The upshot is that I found a running path that I now know and a quicker way to get to work even, so all in all, I feel kind of like Magellan.

Monday, August 2, 2010

Can you call this closure?

I don't think so. I mean, closure in as much as the demon car that finally made it back to Texas and then died a second death is now forgotten - not wholly forgotten, of course, as i still have to pay for it, but today I put a stake through it by buying a new car.

I'm not sure that qualifies as closure - not until I escape from the Escape as it were. I'm sure when it's fixed properly it will give somone another 60K-100K of driving enjoyment - I sincerely hope it does. I'm just as sure, however, that person won't be me.

I actually kind of liked the Escape, but when you've been bitten twice, it leaves you a little shy - especially driving around here. Take the other day - about 90 minutes before El Fordo decided to sputter on me. I was driving to the base and decided to take a different direction - sans GPS.

If you know me and have driving with me, you know that my navigation skills are --- how shall we say --- lacking. In fact, a few years ago while on my way from a base in Virginia to a base in North Carolina, I (without aid of a map and before GPS were ubiquitous in cars) just motored my merry way. Upon realizing I couldn't find said base, I called the guy I was supposed to meet and there was a silence on the other end of the phone - long enough to be what they call in the radio industry "dead air". Then the laughing. "You want sea, and you went mountains" the voice told me. Turns out I had taken a right (west) when I should have taken a left (east) Goldsboro...Greensboro -- they were both Boros that were colors, it's an easy mistake to make and could've happened to anyone.

Anyway, so I'm driving in Texas and there are these mean little houses...not "I hate you" kind of mean, but just small and ill cared for kind of mean - look it up if you don't get it. So, there are these houses and I'm on the road about 10 feet from the 'yard' to said houses and directly - and I mean directly - above me is a large raised highway. I think it would be a wonderful place to live I really do with all the conveniences of the modern superhighway nearly literally within reach.

At the very least I didn't break down THERE. You probably wouldn't be reading this today if I had. But I did have my GPS then and I did turn it on and found my way OUT and to base.

All that in a way to say, I guess I have a sort of closure with my attitude toward the little silver car as it didn't really leave me in a lurch, just more inconvenienced than anything else. But what I'd really like closure on as that cars goes, is my wallet. That thing seems like it will stay open for quite a while.

Sunday, August 1, 2010

The move that won't end...

By now I think it's pretty obvious that this move to Texas hasn't been without some ... how shall we say ... consternation. As yesterday's post shows - or I thought it showed - that was all pretty well in the past. Until....

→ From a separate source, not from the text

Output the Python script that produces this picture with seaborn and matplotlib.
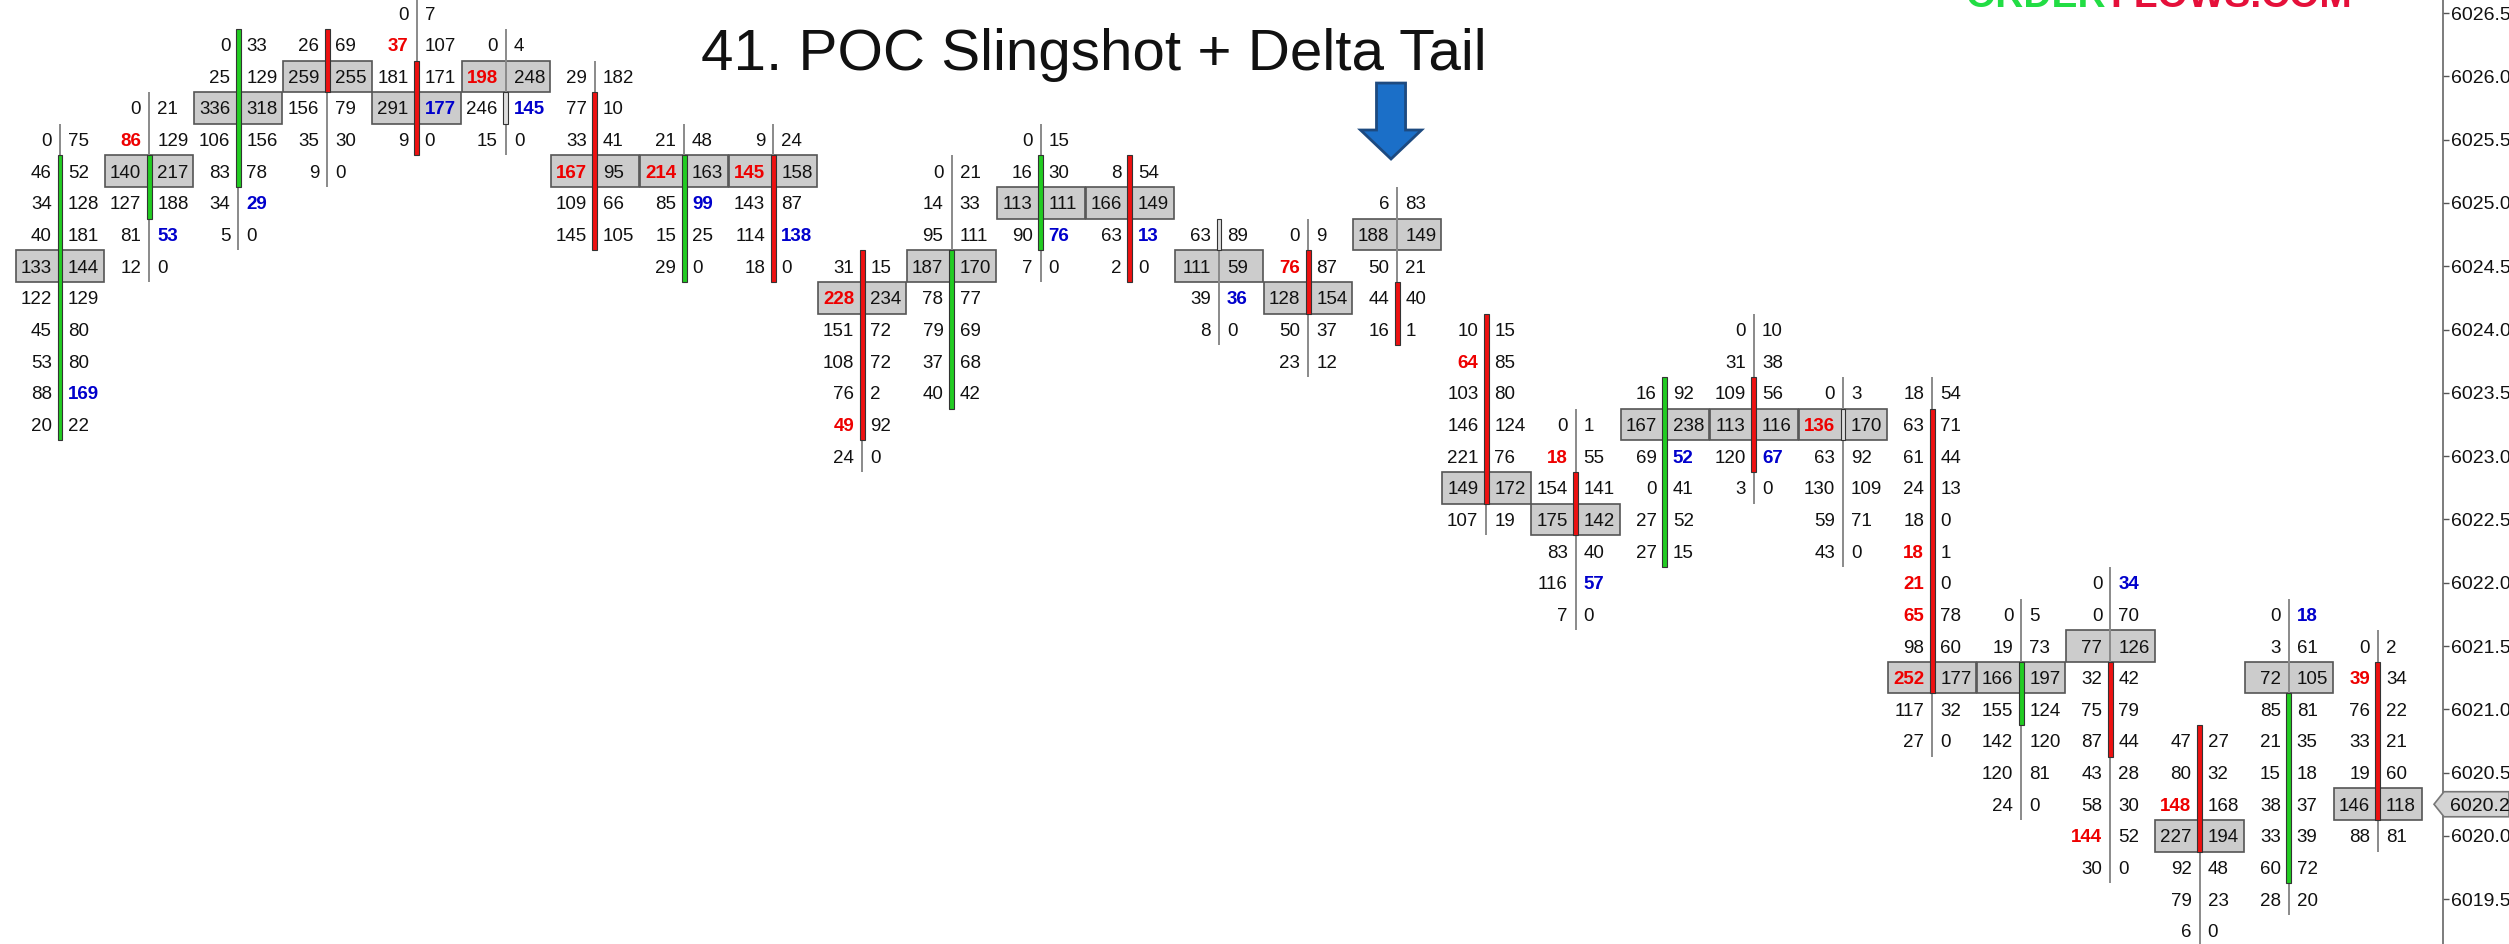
import numpy as np
import matplotlib
matplotlib.use('Agg')
import matplotlib.pyplot as plt
import matplotlib.patches as mpatches
import matplotlib.transforms as mtrans
from matplotlib.ticker import FormatStrFormatter
import seaborn as sns

TICK = 0.25

# footprint bars, left to right; rows listed from the high down to the low
high_price = [6025.5, 6025.75, 6026.25, 6026.25, 6026.5, 6026.25, 6026.0, 6025.5, 6025.5,
              6024.5, 6025.25, 6025.5, 6025.25, 6024.75, 6024.75, 6025.0, 6024.0, 6023.25,
              6023.5, 6024.0, 6023.5, 6023.5, 6021.75, 6022.0, 6020.75, 6021.75, 6021.5]
open_price = [6023.25, 6025.0, 6025.25, 6026.25, 6026.0, 6025.75, 6025.75, 6024.5, 6025.25,
              6024.5, 6023.5, 6024.75, 6025.25, 6024.75, 6024.5, 6024.25, 6024.0, 6022.75,
              6022.25, 6023.5, 6023.25, 6023.25, 6021.0, 6021.25, 6020.75, 6019.75, 6021.25]
close_price = [6025.25, 6025.25, 6026.25, 6026.0, 6025.5, 6025.75, 6024.75, 6025.25, 6024.5,
               6023.25, 6024.5, 6025.25, 6024.5, 6024.75, 6024.25, 6024.0, 6022.75, 6022.5,
               6023.5, 6023.0, 6023.25, 6021.25, 6021.25, 6020.75, 6020.0, 6021.0, 6020.25]

bid_vol = [
    [0, 46, 34, 40, 133, 122, 45, 53, 88, 20],
    [0, 86, 140, 127, 81, 12],
    [0, 25, 336, 106, 83, 34, 5],
    [26, 259, 156, 35, 9],
    [0, 37, 181, 291, 9],
    [0, 198, 246, 15],
    [29, 77, 33, 167, 109, 145],
    [21, 214, 85, 15, 29],
    [9, 145, 143, 114, 18],
    [31, 228, 151, 108, 76, 49, 24],
    [0, 14, 95, 187, 78, 79, 37, 40],
    [0, 16, 113, 90, 7],
    [8, 166, 63, 2],
    [63, 111, 39, 8],
    [0, 76, 128, 50, 23],
    [6, 188, 50, 44, 16],
    [10, 64, 103, 146, 221, 149, 107],
    [0, 18, 154, 175, 83, 116, 7],
    [16, 167, 69, 0, 27, 27],
    [0, 31, 109, 113, 120, 3],
    [0, 136, 63, 130, 59, 43],
    [18, 63, 61, 24, 18, 18, 21, 65, 98, 252, 117, 27],
    [0, 19, 166, 155, 142, 120, 24],
    [0, 0, 77, 32, 75, 87, 43, 58, 144, 30],
    [47, 80, 148, 227, 92, 79, 6],
    [0, 3, 72, 85, 21, 15, 38, 33, 60, 28],
    [0, 39, 76, 33, 19, 146, 88],
]
ask_vol = [
    [75, 52, 128, 181, 144, 129, 80, 80, 169, 22],
    [21, 129, 217, 188, 53, 0],
    [33, 129, 318, 156, 78, 29, 0],
    [69, 255, 79, 30, 0],
    [7, 107, 171, 177, 0],
    [4, 248, 145, 0],
    [182, 10, 41, 95, 66, 105],
    [48, 163, 99, 25, 0],
    [24, 158, 87, 138, 0],
    [15, 234, 72, 72, 2, 92, 0],
    [21, 33, 111, 170, 77, 69, 68, 42],
    [15, 30, 111, 76, 0],
    [54, 149, 13, 0],
    [89, 59, 36, 0],
    [9, 87, 154, 37, 12],
    [83, 149, 21, 40, 1],
    [15, 85, 80, 124, 76, 172, 19],
    [1, 55, 141, 142, 40, 57, 0],
    [92, 238, 52, 41, 52, 15],
    [10, 38, 56, 116, 67, 0],
    [3, 170, 92, 109, 71, 0],
    [54, 71, 44, 13, 0, 1, 0, 78, 60, 177, 32, 0],
    [5, 73, 197, 124, 120, 81, 0],
    [34, 70, 126, 42, 79, 44, 28, 30, 52, 0],
    [27, 32, 168, 194, 48, 23, 0],
    [18, 61, 105, 81, 35, 18, 37, 39, 72, 20],
    [2, 34, 22, 21, 60, 118, 81],
]

# (bar, row) of highlighted imbalances
bid_imbalance = [(1, 1), (4, 1), (5, 1), (6, 3), (7, 1), (8, 1), (9, 1), (9, 5), (14, 1),
                 (16, 1), (17, 1), (20, 1), (21, 5), (21, 6), (21, 7), (21, 9), (23, 8),
                 (24, 2), (26, 1)]
ask_imbalance = [(0, 8), (1, 4), (2, 5), (4, 3), (5, 2), (7, 2), (8, 3), (11, 3), (12, 2),
                 (13, 2), (17, 5), (18, 2), (19, 4), (23, 0), (25, 0)]

last_price = 6020.25
title = '41. POC Slingshot + Delta Tail'

sns.set_style('white')
plt.rcParams['font.family'] = ['Liberation Sans', 'DejaVu Sans']

W, H = 2509, 944
fig = plt.figure(figsize=(W / 100, H / 100), dpi=100)
ax = fig.add_axes([0, 0, 2443 / W, 1])

n = len(high_price)
idx = np.arange(n)
low_price = [h - TICK * (len(b) - 1) for h, b in zip(high_price, bid_vol)]
poc_price = [h - TICK * int(np.argmax(np.array(b) + np.array(a)))
             for h, b, a in zip(high_price, bid_vol, ask_vol)]

# POC cells
ax.bar(idx, TICK, bottom=np.array(poc_price) - TICK / 2, width=0.99,
       color='#cccccc', edgecolor='#555555', linewidth=1.2, zorder=1)

# wicks
ax.vlines(idx, np.array(low_price) - TICK / 2, np.array(high_price) + TICK / 2,
          color='#8a8a8a', linewidth=1.4, zorder=2)

# candle bodies
body_col = []
for o, c in zip(open_price, close_price):
    body_col.append('#22cc22' if c > o else ('#ee1111' if c < o else '#dddddd'))
body_lo = np.minimum(open_price, close_price) - TICK / 2
body_h = np.abs(np.array(close_price) - np.array(open_price)) + TICK
ax.bar(idx, body_h, bottom=body_lo, width=0.055, color=body_col,
       edgecolor='#333333', linewidth=0.8, zorder=3)

red_set = set(bid_imbalance)
blue_set = set(ask_imbalance)
for i in range(n):
    for r, (b, a) in enumerate(zip(bid_vol[i], ask_vol[i])):
        p = high_price[i] - TICK * r
        if (i, r) in red_set:
            ax.text(i - 0.09, p, str(b), ha='right', va='center_baseline', fontsize=13.5,
                    color='#ee0000', fontweight='bold', zorder=4)
        else:
            ax.text(i - 0.09, p, str(b), ha='right', va='center_baseline', fontsize=13.5,
                    color='#111111', zorder=4)
        if (i, r) in blue_set:
            ax.text(i + 0.09, p, str(a), ha='left', va='center_baseline', fontsize=13.5,
                    color='#0000cc', fontweight='bold', zorder=4)
        else:
            ax.text(i + 0.09, p, str(a), ha='left', va='center_baseline', fontsize=13.5,
                    color='#111111', zorder=4)

ax.set_xlim(-0.673, 26.73)
ax.set_ylim(6019.146, 6026.603)

# arrow over the delta tail bar
ax_x, tip = 14.93, 6025.347
arrow = mpatches.Polygon([(ax_x, tip), (ax_x - 0.342, 6025.576), (ax_x - 0.163, 6025.576),
                          (ax_x - 0.163, 6025.947), (ax_x + 0.163, 6025.947),
                          (ax_x + 0.163, 6025.576), (ax_x + 0.342, 6025.576)],
                         closed=True, facecolor='#1b6fc8', edgecolor='#1d4a80',
                         linewidth=2, zorder=5)
ax.add_patch(arrow)

# right price axis
sns.despine(ax=ax, left=True, bottom=True, top=True, right=False)
ax.spines['right'].set_color('#666666')
ax.spines['right'].set_linewidth(1.2)
ax.set_xticks([])
ax.yaxis.tick_right()
ax.set_yticks(np.arange(6019.5, 6026.51, 0.5))
ax.yaxis.set_major_formatter(FormatStrFormatter('%.1f'))
ax.tick_params(axis='y', which='both', right=True, labelright=True, left=False,
               labelleft=False, direction='out', length=4, width=1, color='#555555',
               pad=1.5, labelsize=14, labelcolor='#111111')

# last price marker
tr = mtrans.blended_transform_factory(fig.transFigure, ax.transData)
hh = 0.099
marker = mpatches.Polygon([(2434 / W, last_price), (2444 / W, last_price + hh), (1.0, last_price + hh),
                           (1.0, last_price - hh), (2444 / W, last_price - hh)], closed=True,
                          transform=tr, facecolor='#d4d4d4', edgecolor='#777777',
                          linewidth=1.2, clip_on=False, zorder=6)
fig.add_artist(marker)
fig.text(2450 / W, last_price, f'{last_price:.2f}', transform=tr, ha='left',
         va='center_baseline', fontsize=14, color='#111111', zorder=7)

fig.text(1093.5 / W, 1 - 70 / H, title, ha='center', va='baseline', fontsize=42,
         color='#111111')

# site logo, mostly above the top edge
fig.text(1965 / W, 1 - 7 / H, 'ORDER', ha='left', va='baseline', fontsize=28,
         fontweight='bold', color='#22dd44')
fig.text(2110 / W, 1 - 7 / H, 'FLOWS.COM', ha='left', va='baseline', fontsize=28,
         fontweight='bold', color='#e5103a')

fig.savefig('out.png', dpi=100)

Today. So I'm driving my newly engined Ford Escape back from the base grocery store when I notice it seems to be 'shifting' (it's an automatic) a little funny. And no sooner do I pronounce this in my head than the thing pretty much shuts down. Not white smoke shut down like last time, thankfully, but it slowed down to about 10mph.

Drop the gas pedal to the floor and listen to engine, well, whimper. About 2000 rpms was it. Dropping the pedal to the floor should immediately send the tach to about 5 or 6000 rpms and have the motor screaming and the car moving. Nothing of the sort. In fact, it was as quiet as this car has ever been.

So I pulled into a parking lot and asked the pIzza hut people to lend me a phone book. They did one better and the woman who was working gave me a lift home. She had Van Halen's 'Jump' as a ring-tone which was interesting - not something you hear everyday and certainly not what you'd expect a woman's phone to be playing, but there you are.

So, tomorrow is another day off work and pulling what's left of my hair out while trying to sort out the mess that is my vehicle situation. If it was paid for I'd just take it into the desert and shoot it. Alas, it's not. Not by a long shot.

Oh, and classes start next Saturday...fantastic.